You are asked to calculate. So let us calculate. Let $f(n)=\frac{\sum_{i=1}^n i^2}{\sum_{i=1}^{n} i}.$ We have $f(1)=\frac{1^2}{1}=1,\quad f(2)=\frac{5}{3},\quad f(3)=\frac{14}{6}=\frac{7}{3},\quad f(4)=\frac{30}{10}=3,\quad f(5)=\frac{11}{3}.$
Maybe make all the denominators equal to $3$. We get $\dfrac{3}{3}$, $\dfrac{5}{3}$, $\dfrac{7}{3}$, $\dfrac{9}{3}$, $\dfrac{11}{3}$. Nice pattern!
We might conjecture on the basis of the evidence so far that $f(n)=\dfrac{2n+1}{3}$. Calculation of the next few terms seems to confirm that.

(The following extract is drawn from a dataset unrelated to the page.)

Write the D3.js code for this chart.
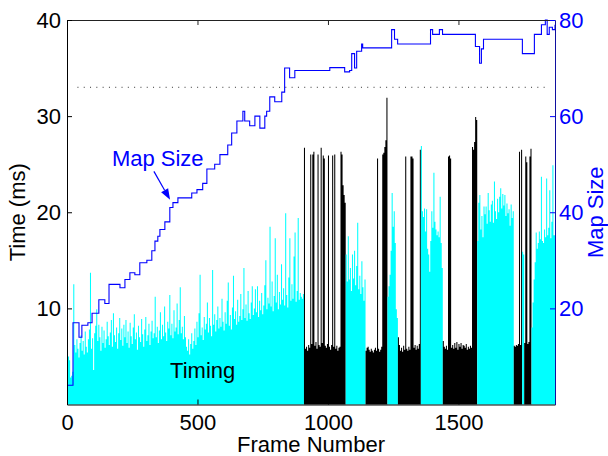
<!DOCTYPE html>
<html>
<head>
<meta charset="utf-8">
<script src="https://cdn.jsdelivr.net/npm/d3@7"></script>
<style>
body { margin: 0; background: #fff; }
text { font-family: "Liberation Sans", Arial, Helvetica, sans-serif; }
</style>
</head>
<body>
<script>
// timing per frame bin (ms), one value per 4 frames
const binSize = 4;
const timing = [
  5.0, 5.0, 4.6, 2.8, 3.0, 3.4, 12.5, 6.2, 5.4, 6.8, 5.8, 4.9, 6.4, 7.2, 5.6, 6.6, 5.2, 7.6, 6.0, 5.4,
  6.8, 7.8, 13.7, 5.8, 6.9, 3.6, 7.4, 8.2, 9.9, 6.6, 8.3, 7.0, 5.6, 8.1, 6.4, 7.7, 5.9, 6.8, 8.6, 7.1,
  6.2, 7.5, 8.8, 6.0, 9.5, 7.2, 6.5, 8.0, 5.8, 7.4, 9.0, 6.7, 7.9, 6.1, 8.3, 7.0, 8.8, 6.4, 7.6, 5.9,
  8.5, 7.1, 6.3, 8.0, 9.4, 6.8, 7.5, 5.7, 8.2, 7.0, 6.5, 8.9, 7.3, 6.0, 7.8, 9.1, 6.6, 7.2, 8.4, 6.2,
  7.6, 8.7, 6.9, 7.4, 11.2, 7.0, 8.1, 6.4, 7.7, 9.6, 6.8, 8.3, 7.1, 10.2, 7.5, 6.6, 8.6, 7.9, 11.4, 7.2,
  8.4, 6.9, 9.8, 7.6, 8.0, 10.5, 7.3, 8.8, 12.2, 7.4, 8.1, 6.8, 9.2, 7.0, 6.0, 5.6, 6.8, 5.2, 6.3, 7.4,
  5.8, 6.6, 7.9, 6.2, 8.6, 7.0, 9.5, 13.5, 7.2, 8.0, 6.7, 9.1, 7.8, 8.4, 10.6, 7.5, 9.0, 8.2, 7.1, 14.0,
  8.3, 9.4, 7.6, 8.8, 10.2, 7.9, 9.0, 8.1, 11.0, 8.6, 7.7, 9.6, 8.4, 10.8, 12.7, 8.2, 9.3, 7.8, 10.1, 13.4,
  8.9, 9.7, 8.3, 10.9, 8.6, 9.2, 11.5, 8.8, 9.9, 14.2, 9.0, 10.4, 8.7, 11.8, 9.5, 8.9, 10.6, 12.3, 9.3, 10.0,
  12.0, 9.6, 12.3, 9.1, 10.8, 9.8, 11.6, 9.4, 10.3, 12.4, 15.0, 9.9, 11.1, 10.5, 18.5, 10.2, 12.8, 9.7, 11.3, 17.3,
  10.6, 13.5, 9.9, 11.7, 10.4, 14.6, 10.9, 12.1, 10.3, 19.9, 11.4, 10.1, 13.2, 17.3, 10.8, 12.5, 11.0, 15.4, 17.9, 10.7,
  11.8, 19.4, 10.9, 11.6, 11.2, 11.0, 11.5,
  // black 908-1068
  26.7, 5.8, 6.0, 5.6, 6.2, 5.9, 26.0, 6.3, 26.0, 26.3, 6.1, 6.5, 5.8, 26.0, 6.2, 6.0, 26.7, 6.4, 25.9, 25.6,
  6.1, 5.9, 6.3, 25.9, 6.0, 5.7, 6.2, 25.9, 6.0, 26.0, 5.8, 6.1, 5.6, 5.9, 6.0, 26.3, 26.0, 22.8, 21.8, 21.0,
  // cyan 1068-1144
  15.6, 12.8, 17.5, 13.0, 14.2, 11.8, 15.6, 13.1, 16.0, 12.4, 14.4, 18.9, 12.0, 13.4, 11.5, 14.9, 12.2, 10.8, 13.0,
  // black 1144-1228
  5.6, 5.9, 6.0, 5.7, 5.5, 5.8, 5.6, 5.4, 5.7, 5.9, 5.6, 25.6, 5.8, 5.5, 5.7, 6.0, 26.0, 26.2, 26.8, 27.5, 31.9,
  // cyan 1228-1268
  11.2, 12.3, 13.5, 16.0, 22.0, 18.5, 20.1, 16.8, 9.9, 9.0,
  // black 1268-1356
  7.0, 6.2, 5.6, 5.9, 5.5, 6.1, 5.7, 25.8, 5.8, 5.6, 6.0, 5.7, 25.8, 25.8, 25.6, 5.9, 6.2, 5.7, 6.1, 5.8, 6.3, 26.5,
  // cyan 1356-1440
  26.9, 20.1, 19.5, 20.4, 18.0, 20.3, 16.2, 15.6, 13.8, 17.0, 20.1, 18.4, 24.1, 19.0, 18.2, 17.6, 18.0, 17.4, 21.6, 16.8, 14.2,
  // black 1440-1572
  6.6, 6.0, 5.8, 6.1, 5.7, 25.8, 25.9, 25.6, 5.9, 6.2, 5.8, 6.4, 5.9, 6.5, 5.7, 6.3, 6.0, 6.4, 5.8, 6.2,
  6.1, 5.9, 6.3, 5.7, 6.0, 5.8, 6.1, 5.9, 26.8, 26.5, 27.3, 29.9, 29.6,
  // cyan 1572-1712
  17.0, 21.0, 21.8, 18.2, 19.6, 17.4, 20.6, 19.8, 20.6, 18.8, 22.0, 20.2, 19.0, 20.8, 21.2, 18.9, 23.2, 20.1, 19.3, 21.4,
  20.0, 21.6, 22.5, 20.4, 21.9, 20.7, 21.8, 19.6, 20.9, 19.9, 20.3, 18.6, 20.8, 19.4, 20.1,
  // black 1712-1744
  6.1, 6.0, 6.2, 6.1, 6.3, 26.3, 6.2, 26.5,
  // cyan 1744-1752
  15.9, 15.6,
  // black 1752-1780
  6.4, 25.8, 25.2, 6.3, 6.5, 25.8, 26.6,
  // cyan 1780-end
  8.0, 10.6, 13.0, 14.8, 17.9, 16.2, 16.8, 18.0, 17.2, 23.7, 17.0, 16.8, 18.2, 17.4, 23.5, 17.6, 18.4, 22.3, 17.3, 19.0,
  24.9, 17.6
];

// frames where the timing mode changes (0 = cyan, 1 = black)
const segStart = [0, 908, 1068, 1144, 1228, 1268, 1356, 1440, 1572, 1712, 1744, 1752, 1780];
const segMode  = [0, 1, 0, 1, 0, 1, 0, 1, 0, 1, 0, 1, 0];

// map size (right axis), step line
const mapFrame = [0, 15, 23, 34, 46, 57, 80, 96, 111, 122, 145, 161, 184, 203, 222, 241, 260, 279, 306, 325,
  337, 348, 356, 375, 394, 406, 425, 444, 478, 498, 520, 536, 566, 586, 616, 631, 651, 674, 681, 700,
  720, 739, 758, 765, 777, 796, 815, 823, 834, 853, 873, 1007, 1064, 1083, 1091, 1102, 1110, 1129, 1133, 1236,
  1244, 1255, 1267, 1389, 1393, 1401, 1420, 1427, 1435, 1439, 1554, 1565, 1581, 1588, 1596, 1741, 1745, 1783, 1791, 1810,
  1818, 1833, 1840, 1848, 1860, 1870];
const mapSize = [4, 4, 17, 17, 14, 16.5, 17, 19, 19, 21.8, 21, 25, 25, 24.3, 26, 27.4, 27, 29.5, 30, 32,
  34, 35, 36.4, 38, 41, 42, 43, 43, 44, 44.7, 46, 49, 50, 52, 54, 56.5, 59, 61, 59, 58,
  60, 57.5, 60, 61, 64, 63, 63, 65, 70, 68, 69.5, 70.1, 69.2, 69.5, 73, 70, 73.5, 75, 74.2, 74.2,
  78, 76, 75, 75, 78, 77, 77, 78, 78, 77, 77, 74.5, 71, 74, 76, 76, 73, 73, 77, 77,
  79, 80, 77, 78.5, 78, 79];

const xTicks = [0, 500, 1000, 1500];
const timeTicks = [10, 20, 30, 40];
const mapTicks = [20, 40, 60, 80];
const refTime = 33;

const W = 608, H = 456;
const margin = {top: 20, right: 53, bottom: 51.5, left: 67};
const xMax = 1870;
const blue = "#0000ff";

const svg = d3.select("body")
    .append("svg")
        .attr("width", W)
        .attr("height", H)
        .style("background", "#fff");

const x = d3.scaleLinear().domain([0, xMax]).range([margin.left, W - margin.right]);
const yL = d3.scaleLinear().domain([0, 40]).range([H - margin.bottom, margin.top]);
const yR = d3.scaleLinear().domain([0, 80]).range([H - margin.bottom, margin.top]);

// one step-area per mode segment (no seams between bins)
const segments = segStart.map((s, k) => {
    const e = k + 1 < segStart.length ? segStart[k + 1] : xMax;
    const pts = [];
    for (let f = s; f < e && f / binSize < timing.length; f += binSize) pts.push([f, timing[f / binSize]]);
    pts.push([e, pts[pts.length - 1][1]]);
    return {mode: segMode[k], pts};
});
const area = d3.area()
    .x(d => x(d[0]))
    .y0(yL(0))
    .y1(d => yL(d[1]))
    .curve(d3.curveStepAfter);
svg.append("g")
    .selectAll("path")
    .data(segments)
    .join("path")
        .attr("d", d => area(d.pts))
        .attr("fill", d => d.mode ? "#000" : "#00ffff");

// reference line
svg.append("line")
    .attr("x1", x(40)).attr("x2", x(1840))
    .attr("y1", yL(refTime)).attr("y2", yL(refTime))
    .attr("stroke", "#333")
    .attr("stroke-width", 1)
    .attr("stroke-dasharray", "1,5.3");

// map size line
const line = d3.line()
    .x(d => x(d[0]))
    .y(d => yR(d[1]))
    .curve(d3.curveStepAfter);
svg.append("path")
    .datum(d3.zip(mapFrame, mapSize))
    .attr("d", line)
    .attr("fill", "none")
    .attr("stroke", blue)
    .attr("stroke-width", 1.1);

// axes
const fs = "22px";
svg.append("g")
    .attr("transform", `translate(0,${yL(0)})`)
    .attr("color", "#000")
    .call(d3.axisBottom(x).tickValues(xTicks).tickFormat(d3.format("d")).tickSize(-5).tickSizeOuter(0).tickPadding(10))
    .call(g => g.selectAll("text").style("font-size", fs));
svg.append("g")
    .attr("transform", `translate(0,${yL(40)})`)
    .attr("color", "#222")
    .call(d3.axisTop(x).tickValues(xTicks).tickSize(-5).tickSizeOuter(0).tickFormat(""));
svg.append("g")
    .attr("transform", `translate(${x(0)},0)`)
    .attr("color", "#000")
    .call(d3.axisLeft(yL).tickValues(timeTicks).tickSize(-5).tickSizeOuter(0).tickPadding(6))
    .call(g => g.selectAll("text").style("font-size", fs));
svg.append("g")
    .attr("transform", `translate(${x(xMax)},0)`)
    .attr("color", blue)
    .call(d3.axisRight(yR).tickValues(mapTicks).tickSize(-5).tickSizeOuter(0).tickPadding(4))
    .call(g => g.selectAll("text").style("font-size", fs))
    .call(g => g.select(".domain").attr("stroke", "#1010a0"));

// axis titles
svg.append("text")
    .attr("transform", `translate(25,${(yL(0) + yL(40)) / 2}) rotate(-90)`)
    .attr("text-anchor", "middle")
    .style("font-size", fs)
    .text("Time (ms)");
svg.append("text")
    .attr("transform", `translate(603,${(yL(0) + yL(40)) / 2}) rotate(-90)`)
    .attr("text-anchor", "middle")
    .style("font-size", fs)
    .attr("fill", blue)
    .text("Map Size");
svg.append("text")
    .attr("x", (x(0) + x(xMax)) / 2)
    .attr("y", 452)
    .attr("text-anchor", "middle")
    .style("font-size", fs)
    .text("Frame Number");

// annotations
svg.append("text")
    .attr("x", x(172)).attr("y", yR(49.7))
    .style("font-size", fs)
    .attr("fill", blue)
    .text("Map Size");
const tail = [x(333), yR(48.5)], tip = [x(395), yR(42.6)];
const ang = Math.atan2(tip[1] - tail[1], tip[0] - tail[0]);
const hl = 11, hw = 4;
const base = [tip[0] - hl * Math.cos(ang), tip[1] - hl * Math.sin(ang)];
svg.append("line")
    .attr("x1", tail[0]).attr("y1", tail[1])
    .attr("x2", base[0]).attr("y2", base[1])
    .attr("stroke", blue).attr("stroke-width", 1.2);
svg.append("polygon")
    .attr("points", [
        tip,
        [base[0] + hw * Math.sin(ang), base[1] - hw * Math.cos(ang)],
        [base[0] - hw * Math.sin(ang), base[1] + hw * Math.cos(ang)]
    ].map(p => p.join(",")).join(" "))
    .attr("fill", blue);

svg.append("text")
    .attr("x", x(395)).attr("y", yL(2.8))
    .style("font-size", fs)
    .text("Timing");
</script>
</body>
</html>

Now for a proof. Your post hints that you might know a simple formula for $\sum_{i=1}^n i$, and you want a formula for $\sum_{i=1}^n i^2$. There is such a formula, it is $\sum_{i=1}^n i^2=\frac{n(n+1)(2n+1)}{6}.$ The induction proof is not very complicated.
Remark: Here is a nice way of finding $\sum_{i=1}^n i^2$. Note that $i^3-(i-1)^3=3i^2-3i+1.$ Add up, $i=1$ to $n$. On the left, there is almost total cancellation (telescoping) and we get $n^3$. It follows that $n^3=3\sum_{i=1}^n i^2-3\sum_{i=1}^n i +\sum_{i=1}^n 1.$ Now from the fact that $\sum_{i=1}^n i=\dfrac{n(n+1)}{2}$ and some algebra we get the formula for $\sum_{i=1}^n i^2$.